Planning a holiday? Here’s how you can protect your pounds
Since the UK voted in favour of leaving the European Union (EU) in June 2016, sterling has experienced a bumpy ride, making international holidays more expensive for families across the UK.
However on the plus side, tour operators have dropped summer package holiday prices this summer – by as much as 36% in some cases, according to TravelSupermarket. However, with no deal yet on the table with the EU and only 70 days left before the UK is set to leave, further volatility is likely to lie ahead for sterling.
If you are looking to protect your hard-earned pounds for your next trip, here are five tips from foreign exchange, currency card provider Caxton
1) Use a prepaid card
Prepaid cards offer better exchange rates, and few, if any charges when spending abroad. They also allow holiday makers to pre-load exactly how much they want to spend, meaning you are less likely to blow your budget.

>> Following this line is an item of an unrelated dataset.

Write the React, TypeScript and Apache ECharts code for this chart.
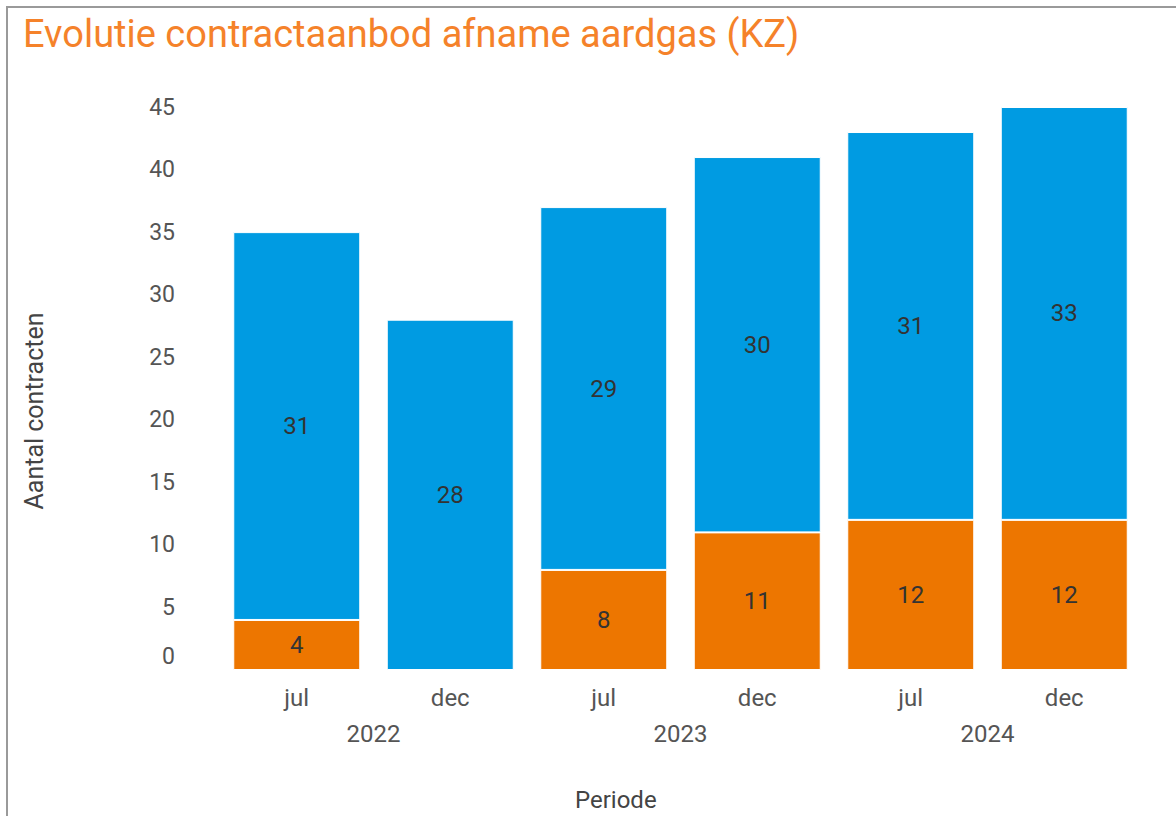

2) Avoid airport bureaus at all costs
Always avoid airport bureaus for exchanging money, as they generally provide poor value. The bureaus have captive markets in the airport, leaving them free to offer travellers terrible rates and commission. Make sure you plan ahead to avoid this. Even if the rate is just 2% higher, this could be as much as £40 on the average family’s holiday spending money, Caxton estimates.
3) Keep an eye on rates
Brushing up on how the markets work and understanding what a good exchange rate is for your holiday currency always helps to make more informed decisions.
Also take note of big economic events since they can significantly influence the strength of a currency, so keep up-to-date with current affairs, and check the news headlines. It’s worth taking advantage of gains in your favour. If you see news that the pound is strengthening, it’s worth booking some of your holiday money that day!
4) Hedge your bets
Consider playing it safe: you can hedge your bets by exchanging half your currency now and half later. This can typically be done using a pre-paid currency card. That way, whether the rate goes in your favour or against you, you’ll benefit from the higher exchange rate on at least half of the amount.
5) Insist on paying in the local currency
If you are using a debit, credit or pre-paid card when travelling abroad, always be sure to pay in the local currency of the destination you’re in. People mistakenly believe that they should select to pay in pounds. However, by paying in sterling, the money will be converted twice – known as dynamic currency conversion – resulting in unnecessary charges. In some cases, this could be as much as £6 per transaction, which quickly adds up over the course of a holiday.